December 2, 2013 Taxation in China

taxes change in ChinaBEIJING – China intends to significantly deepen and expand the reforms to the socio-economic system in the country, and these changes will be reflected as improvements and updates to the national tax system.

The leadership of China is set to “…actively and steadily push forward the breadth and depth of market-oriented reforms” in the country, while “…vigorously develop[ing] a mixed-ownership economy”, and will “… handle the relationship between government and the market”, in line with the overreaching plan of reform for the next 10 years formalized by the recently held Third Plenum of the 18th Central Committee of the Communist Party of China.

The results of the work of the plenum were released as Decision on Major Issues Concerning Comprehensively Deepening Reforms, a document which is already come to be labelled by some international media as the “reform manifesto” and “reform 2.0”.
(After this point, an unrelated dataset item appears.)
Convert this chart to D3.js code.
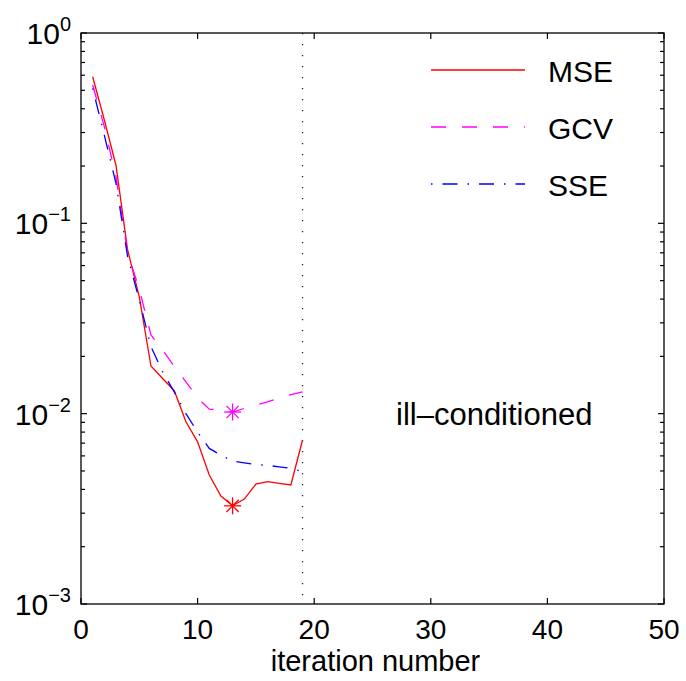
<!DOCTYPE html>
<html><head><meta charset="utf-8">
<script src="https://cdn.jsdelivr.net/npm/d3@7"></script>
<style>body{margin:0;background:#fff;} svg{display:block;} text{font-family:"Liberation Sans",Arial,Helvetica,sans-serif;fill:#000;}</style>
</head><body>
<svg id="chart" width="686" height="681"></svg>
<script>
const iterations = [1,2,3,4,5,6,7,8,9,10,11,12,13,14,15,16,17,18,19];
const mse = [0.589,0.349,0.202,0.0724,0.0411,0.0178,0.0153,0.0132,0.00906,0.00711,0.00476,0.00369,0.00328,0.00356,0.00427,0.00439,0.0043,0.00422,0.00727];
const gcv = [0.533,0.322,0.176,0.0697,0.045,0.0259,0.0216,0.0177,0.0147,0.0121,0.01056,0.01045,0.0102,0.01066,0.0111,0.01155,0.0121,0.0126,0.0130];
const sse = [0.512,0.291,0.162,0.0668,0.0395,0.0225,0.0166,0.0130,0.0100,0.0080,0.00657,0.00605,0.00563,0.00552,0.00541,0.00535,0.00526,0.00516,0.00495];
const seriesNames = ["MSE","GCV","SSE"];
const xTicks = [0,10,20,30,40,50];
const yTickExps = [0,-1,-2,-3];
const stopIteration = 19;
const minMarkers = [{series:"MSE", iter:13}, {series:"GCV", iter:13}];
const annotation = "ill\u2013conditioned";
const xLabel = "iteration number";

const svg = d3.select("#chart");
const L=81, R=664, T=33, B=604;
const x = d3.scaleLinear().domain([0,50]).range([L,R]);
const y = d3.scaleLog().domain([1e-3,1]).range([B,T]);
const FS = 30;

const styles = {
  MSE:{color:"#ff0000", dash:null},
  GCV:{color:"#ff00ff", dash:"15 16"},
  SSE:{color:"#0000ff", dash:"1.5 10 15 10"}
};
const dataBy = {MSE:mse, GCV:gcv, SSE:sse};

// stop line
svg.append("line").attr("x1",x(stopIteration)).attr("x2",x(stopIteration))
  .attr("y1",T).attr("y2",B).attr("stroke","#222").attr("stroke-width",1.3)
  .attr("stroke-dasharray","1.3 9.7");

const line = d3.line().x((d,i)=>x(iterations[i])).y(d=>y(d));
seriesNames.forEach(n=>{
  svg.append("path").datum(dataBy[n]).attr("d",line).attr("fill","none")
    .attr("stroke",styles[n].color).attr("stroke-width",1.3)
    .attr("stroke-dasharray",styles[n].dash);
});

// star markers
minMarkers.forEach(m=>{
  const v = dataBy[m.series][iterations.indexOf(m.iter)];
  const cx=x(m.iter), cy=y(v), r=8.5, d=r*0.72;
  const g=svg.append("g").attr("stroke",styles[m.series].color).attr("stroke-width",1.3);
  [[-r,0,r,0],[0,-r,0,r],[-d,-d,d,d],[-d,d,d,-d]].forEach(s=>
    g.append("line").attr("x1",cx+s[0]).attr("y1",cy+s[1]).attr("x2",cx+s[2]).attr("y2",cy+s[3]));
});

// axes box
svg.append("rect").attr("x",L).attr("y",T).attr("width",R-L).attr("height",B-T)
  .attr("fill","none").attr("stroke","#000").attr("stroke-width",1.3);

// x ticks
const tg = svg.append("g").attr("stroke","#000").attr("stroke-width",1.2);
xTicks.forEach(t=>{
  tg.append("line").attr("x1",x(t)).attr("x2",x(t)).attr("y1",B).attr("y2",B-6);
  tg.append("line").attr("x1",x(t)).attr("x2",x(t)).attr("y1",T).attr("y2",T+6);
  svg.append("text").attr("x",x(t)).attr("y",639).attr("text-anchor","middle")
    .attr("font-size",28).text(t);
});
// y ticks major/minor
for(let e=-3;e<=0;e++){
  const v=Math.pow(10,e);
  tg.append("line").attr("x1",L).attr("x2",L+6).attr("y1",y(v)).attr("y2",y(v));
  tg.append("line").attr("x1",R).attr("x2",R-6).attr("y1",y(v)).attr("y2",y(v));
  if(e<0){
    for(let k=2;k<=9;k++){
      const mv=k*v;
      tg.append("line").attr("x1",L).attr("x2",L+4).attr("y1",y(mv)).attr("y2",y(mv));
      tg.append("line").attr("x1",R).attr("x2",R-4).attr("y1",y(mv)).attr("y2",y(mv));
    }
  }
}
yTickExps.forEach(e=>{
  const t=svg.append("text").attr("x",71).attr("y",y(Math.pow(10,e))+11)
    .attr("text-anchor","end").attr("font-size",FS);
  t.append("tspan").text("10");
  t.append("tspan").attr("dy",-13).attr("font-size",20).text(e<0?"\u2212"+(-e):String(e));
});

// x label
svg.append("text").attr("x",(L+R)/2+3).attr("y",671).attr("text-anchor","middle")
  .attr("font-size",29).text(xLabel);

// annotation
svg.append("text").attr("x",396).attr("y",425).attr("font-size",31).text(annotation);

// legend
const legY=[70,127,184];
seriesNames.forEach((n,i)=>{
  svg.append("line").attr("x1",431).attr("x2",525).attr("y1",legY[i]).attr("y2",legY[i])
    .attr("stroke",styles[n].color).attr("stroke-width",1.3).attr("stroke-dasharray",styles[n].dash);
  svg.append("text").attr("x",548).attr("y",legY[i]+12).attr("font-size",FS).text(n);
});
</script>
</body></html>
The main task of the reforms is to facilitate a stable financial system in China over the long-term, and the leadership of the Communist Party underlined that in order to achieve this goal, great attention will be paid to “improve related legislation”, allowing the country to have a single legislative regime for the introduction, approval and administration of tax regulations.

The importance of the this task has already been underlined by some international taxation experts, who have pointed out that among the 18 categories of taxes collected in China, only 3 have been fully outlined and detailed in the national legislation, while the remaining 15 are still subject to ministerial and administrative introduction and approval.

Experts have noted that the reforms will allow China to follow a radically new approach towards the formation and the distribution of the national budget, and will also provide a clear separation between the administrative functions local and national tax authorities.